◆ Work required
Your job is to return the lines between the line holding "Rebuild this chart" and the line holding "-12.00, -12.22, -12.44]", inclusive, exactly and with no pictures.

Stored entries:
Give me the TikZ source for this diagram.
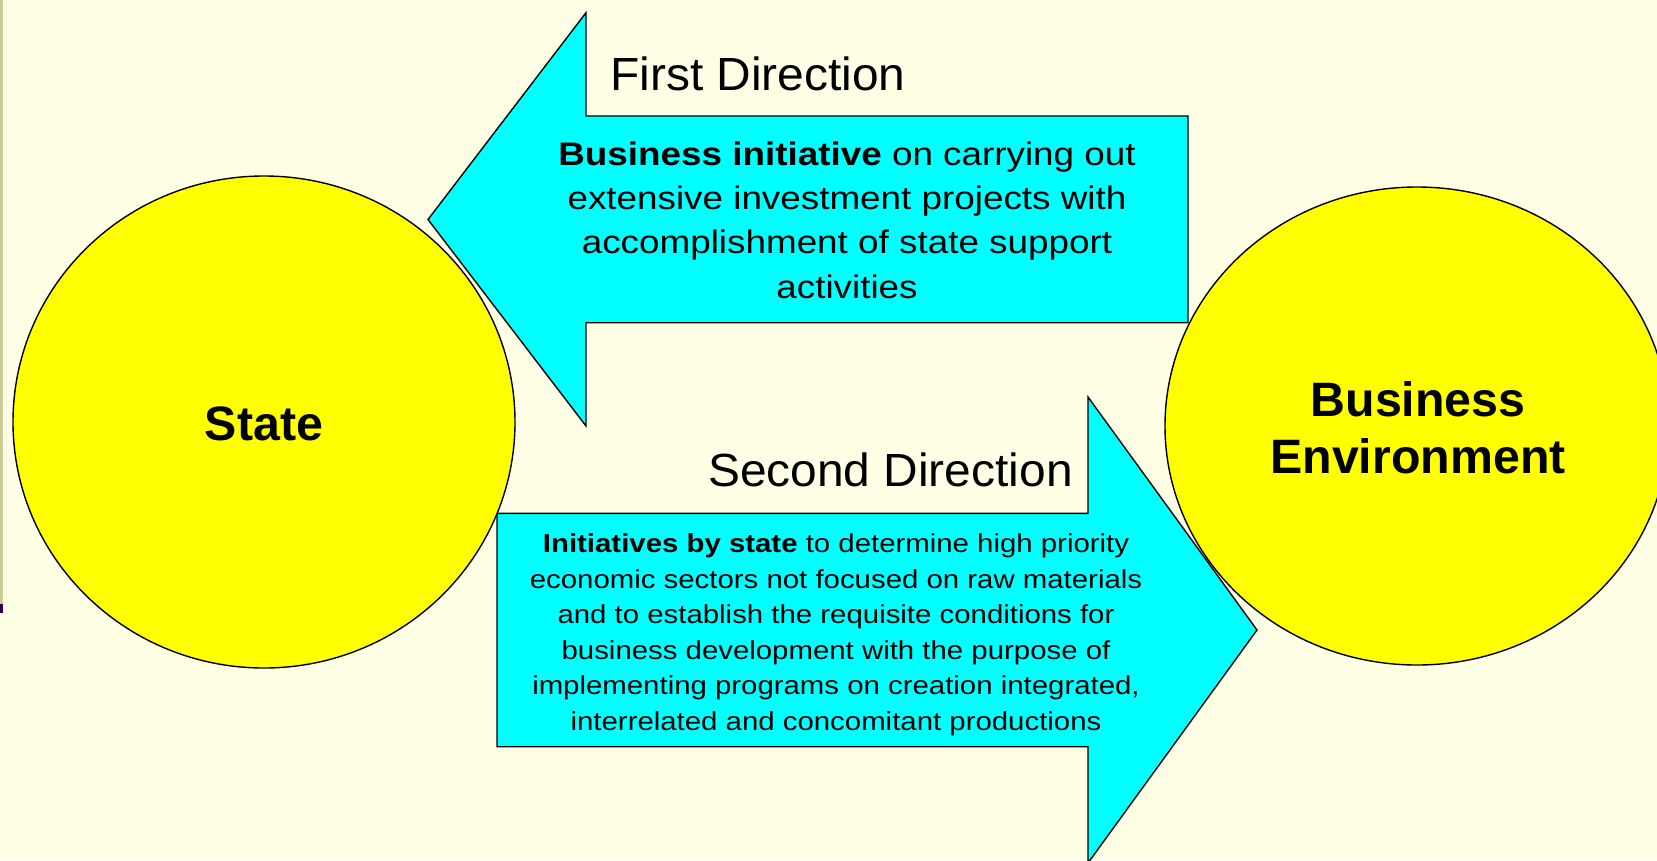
\documentclass[tikz,border=0pt]{standalone}
\usepackage{fontspec}
\setmainfont{Liberation Sans}
\newfontfamily\bodywide[FakeStretch=1.13]{Liberation Sans}
\newfontfamily\titlewide[FakeStretch=1.03]{Liberation Sans}
\usetikzlibrary{shapes.geometric}
\definecolor{bgcream}{HTML}{FFFFE5}
\definecolor{barkhaki}{HTML}{CCCC99}
\definecolor{markdark}{HTML}{330044}
\definecolor{arrowcyan}{HTML}{00FFFF}
\definecolor{circyellow}{HTML}{FFFF00}
\begin{document}
\begin{tikzpicture}[x=1pt,y=-1pt,
  blockarrow/.style={fill=arrowcyan,draw=black,line width=1.4pt,line join=miter},
  bubble/.style={fill=circyellow,draw=black,line width=1.4pt},
  titletext/.style={inner sep=0pt,font=\titlewide\fontsize{46.5}{56}\selectfont},
  bodyone/.style={inner sep=0pt,align=center,font=\bodywide\fontsize{32.6}{44.3}\selectfont},
  bodytwo/.style={inner sep=0pt,align=center,font=\bodywide\fontsize{26}{35.5}\selectfont},
  bubbletext/.style={inner sep=0pt,align=center,font=\fontsize{48.3}{56.3}\selectfont\bfseries}]
\useasboundingbox (0,0) rectangle (1657,860);
\fill[bgcream] (0,0) rectangle (1657,860);
% left bar
\fill[barkhaki] (0,0) rectangle (3,604);
\fill[markdark] (0,604) rectangle (3,613);
% arrows
\draw[blockarrow] (428,219.5) -- (586,12.7) -- (586,116) -- (1188,116) -- (1188,322.7)
  -- (586,322.7) -- (586,426) -- cycle;
\draw[blockarrow] (1257,630) -- (1088,397) -- (1088,513.3) -- (497,513.3) -- (497,746.7)
  -- (1088,746.7) -- (1088,863) -- cycle;
% circles
\node[bubble,ellipse,minimum width=502pt,minimum height=492pt,inner sep=0pt] (state) at (264,422) {};
\node[bubble,ellipse,minimum width=504pt,minimum height=478pt,inner sep=0pt] (benv) at (1417,426) {};
\node[bubbletext,anchor=base] (statelbl) at (264,440.5) {State};
\node[bubbletext,anchor=base] (benvlbl) at (1418,473) {Business\\Environment};
% texts
\node[titletext,anchor=base west] (first) at (610,90) {First Direction};
\node[titletext,anchor=base east] (second) at (1073,486) {Second Direction};
\node[bodyone,anchor=base] (bodyA) at (847,298) {\textbf{Business initiative} on carrying out\\extensive investment projects with\\accomplishment of state support\\activities};
\node[bodytwo,anchor=base] (bodyB) at (836,730.2) {\textbf{Initiatives by state} to determine high priority\\economic sectors not focused on raw materials\\and to establish the requisite conditions for\\business development with the purpose of\\implementing programs on creation integrated,\\interrelated and concomitant productions};
\end{tikzpicture}
\end{document}
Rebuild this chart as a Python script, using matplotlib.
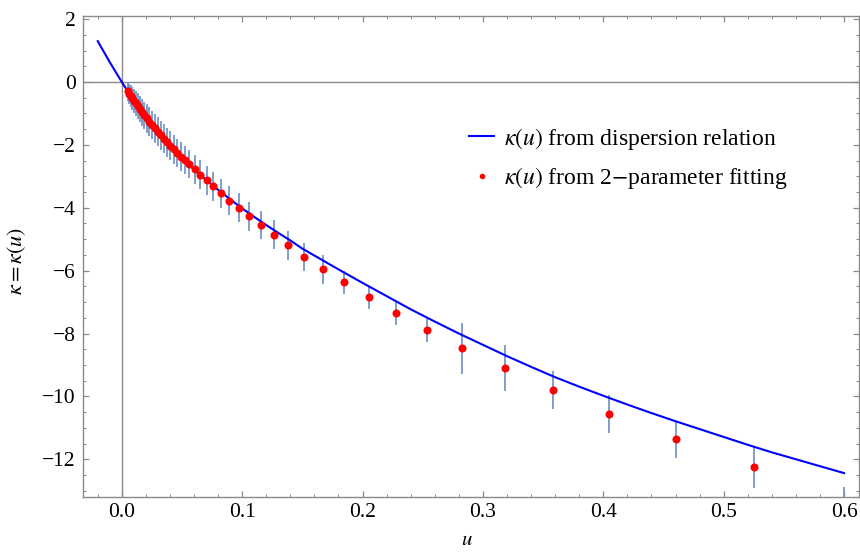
import matplotlib
matplotlib.use("Agg")
import matplotlib.pyplot as plt
from matplotlib.ticker import MultipleLocator, FormatStrFormatter
from matplotlib.lines import Line2D

plt.rcParams['font.family'] = ['Liberation Serif', 'DejaVu Serif']
plt.rcParams['mathtext.fontset'] = 'stix'

# kappa(u) from the dispersion relation
u_curve = [-0.02, -0.01, 0.00, 0.01, 0.02, 0.03, 0.04, 0.05, 0.06, 0.07,
           0.08, 0.09, 0.10, 0.11, 0.12, 0.13, 0.14, 0.15, 0.16, 0.18,
           0.20, 0.22, 0.24, 0.26, 0.28, 0.30, 0.32, 0.34, 0.36, 0.38,
           0.40, 0.42, 0.44, 0.46, 0.48, 0.50, 0.52, 0.54, 0.56, 0.58, 0.60]
kappa_curve = [1.30, 0.63, 0.00, -0.60, -1.14, -1.63, -2.05, -2.43, -2.78, -3.11,
               -3.43, -3.73, -4.02, -4.29, -4.55, -4.80, -5.04, -5.30, -5.52, -5.96,
               -6.39, -6.81, -7.23, -7.62, -8.00, -8.36, -8.72, -9.06, -9.39, -9.69,
               -9.98, -10.26, -10.53, -10.79, -11.04, -11.29, -11.54, -11.78, -12.00, -12.22, -12.44]

# kappa(u) from the 2-parameter fitting, with error bars
u_fit = [0.0052, 0.0063, 0.0075, 0.0088, 0.0102, 0.0117, 0.0133, 0.0150, 0.0168, 0.0187,
         0.0207, 0.0228, 0.0250, 0.0273, 0.0297, 0.0322, 0.0348, 0.0375, 0.0403, 0.0432,
         0.0461, 0.0490, 0.0522, 0.0560, 0.0605, 0.0652, 0.0704, 0.0760, 0.0820, 0.0890,
         0.0970, 0.1060, 0.1154, 0.1262, 0.1380, 0.1516, 0.1670, 0.1848, 0.2050, 0.2276,
         0.2535, 0.2830, 0.3180, 0.3580, 0.4050, 0.4600, 0.5250, 0.6000]
kappa_fit = [-0.30, -0.37, -0.44, -0.52, -0.60, -0.68, -0.77, -0.86, -0.96, -1.06,
             -1.16, -1.26, -1.37, -1.47, -1.58, -1.69, -1.80, -1.91, -2.02, -2.14,
             -2.25, -2.37, -2.47, -2.61, -2.78, -2.95, -3.13, -3.32, -3.54, -3.77,
             -4.00, -4.27, -4.55, -4.86, -5.20, -5.57, -5.96, -6.37, -6.85, -7.36,
             -7.90, -8.47, -9.10, -9.80, -10.56, -11.37, -12.26, -13.37]
kappa_err = [0.30, 0.32, 0.34, 0.36, 0.38, 0.40, 0.41, 0.42, 0.43, 0.44,
             0.45, 0.45, 0.45, 0.46, 0.46, 0.46, 0.46, 0.46, 0.46, 0.46,
             0.45, 0.45, 0.45, 0.45, 0.45, 0.46, 0.46, 0.46, 0.46, 0.46,
             0.46, 0.46, 0.45, 0.46, 0.46, 0.45, 0.45, 0.37, 0.37, 0.36,
             0.38, 0.81, 0.72, 0.60, 0.60, 0.59, 0.64, 0.50]

frame_gray = '#8a8a8a'
bar_blue = '#6b8dc6'

fig = plt.figure(figsize=(8.6, 5.54), dpi=100)
ax = fig.add_axes([0.0963, 0.1029, 0.9025, 0.8682])

# axes through the origin, Mathematica style
ax.axhline(0, color=frame_gray, lw=1.0, zorder=1)
ax.axvline(0, color=frame_gray, lw=1.0, zorder=1)

ax.errorbar(u_fit, kappa_fit, yerr=kappa_err, fmt='none', ecolor=bar_blue,
            elinewidth=1.2, capsize=0, zorder=2)
ax.plot(u_curve, kappa_curve, color='#0000ff', lw=1.5, zorder=3)
ax.plot(u_fit, kappa_fit, 'o', color='#ff0000', ms=5.8, mec='none', zorder=4)

ax.set_xlim(-0.0324, 0.6124)
ax.set_ylim(-13.2, 2.1)

ax.xaxis.set_major_locator(MultipleLocator(0.1))
ax.xaxis.set_minor_locator(MultipleLocator(0.02))
ax.yaxis.set_major_locator(MultipleLocator(2))
ax.yaxis.set_minor_locator(MultipleLocator(0.5))
ax.xaxis.set_major_formatter(FormatStrFormatter('%.1f'))

for s in ax.spines.values():
    s.set_color(frame_gray)
    s.set_linewidth(1.0)

ax.tick_params(which='both', direction='in', top=True, right=True,
               color=frame_gray, labelsize=15.5, labelcolor='black')
ax.tick_params(which='major', length=4.5, width=0.9)
ax.tick_params(which='minor', length=2.5, width=0.7)
ax.tick_params(axis='x', which='major', pad=4.5)
ax.tick_params(axis='y', which='major', pad=5)

ax.set_ylabel(r'$\kappa=\kappa(u)$', fontsize=16)
ax.yaxis.set_label_coords(-0.071, 0.49)
ax.set_xlabel(r'$u$', fontsize=15)
ax.xaxis.set_label_coords(0.495, -0.071)

handles = [Line2D([], [], color='#0000ff', lw=1.5),
           Line2D([], [], ls='none', marker='o', color='#ff0000', ms=4, mec='none')]
labels = [r'$\kappa(u)$ from dispersion relation',
          r'$\kappa(u)$ from 2$-$parameter fitting']
ax.legend(handles, labels, loc='upper left', bbox_to_anchor=(0.498, 0.772),
          frameon=False, fontsize=17, handlelength=1.05, handletextpad=0.42,
          labelspacing=0.58, borderpad=0, borderaxespad=0)

fig.savefig('out.png', dpi=100)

◆ Exercise result
Rebuild this chart as a Python script, using matplotlib.
import matplotlib
matplotlib.use("Agg")
import matplotlib.pyplot as plt
from matplotlib.ticker import MultipleLocator, FormatStrFormatter
from matplotlib.lines import Line2D

plt.rcParams['font.family'] = ['Liberation Serif', 'DejaVu Serif']
plt.rcParams['mathtext.fontset'] = 'stix'

# kappa(u) from the dispersion relation
u_curve = [-0.02, -0.01, 0.00, 0.01, 0.02, 0.03, 0.04, 0.05, 0.06, 0.07,
           0.08, 0.09, 0.10, 0.11, 0.12, 0.13, 0.14, 0.15, 0.16, 0.18,
           0.20, 0.22, 0.24, 0.26, 0.28, 0.30, 0.32, 0.34, 0.36, 0.38,
           0.40, 0.42, 0.44, 0.46, 0.48, 0.50, 0.52, 0.54, 0.56, 0.58, 0.60]
kappa_curve = [1.30, 0.63, 0.00, -0.60, -1.14, -1.63, -2.05, -2.43, -2.78, -3.11,
               -3.43, -3.73, -4.02, -4.29, -4.55, -4.80, -5.04, -5.30, -5.52, -5.96,
               -6.39, -6.81, -7.23, -7.62, -8.00, -8.36, -8.72, -9.06, -9.39, -9.69,
               -9.98, -10.26, -10.53, -10.79, -11.04, -11.29, -11.54, -11.78, -12.00, -12.22, -12.44]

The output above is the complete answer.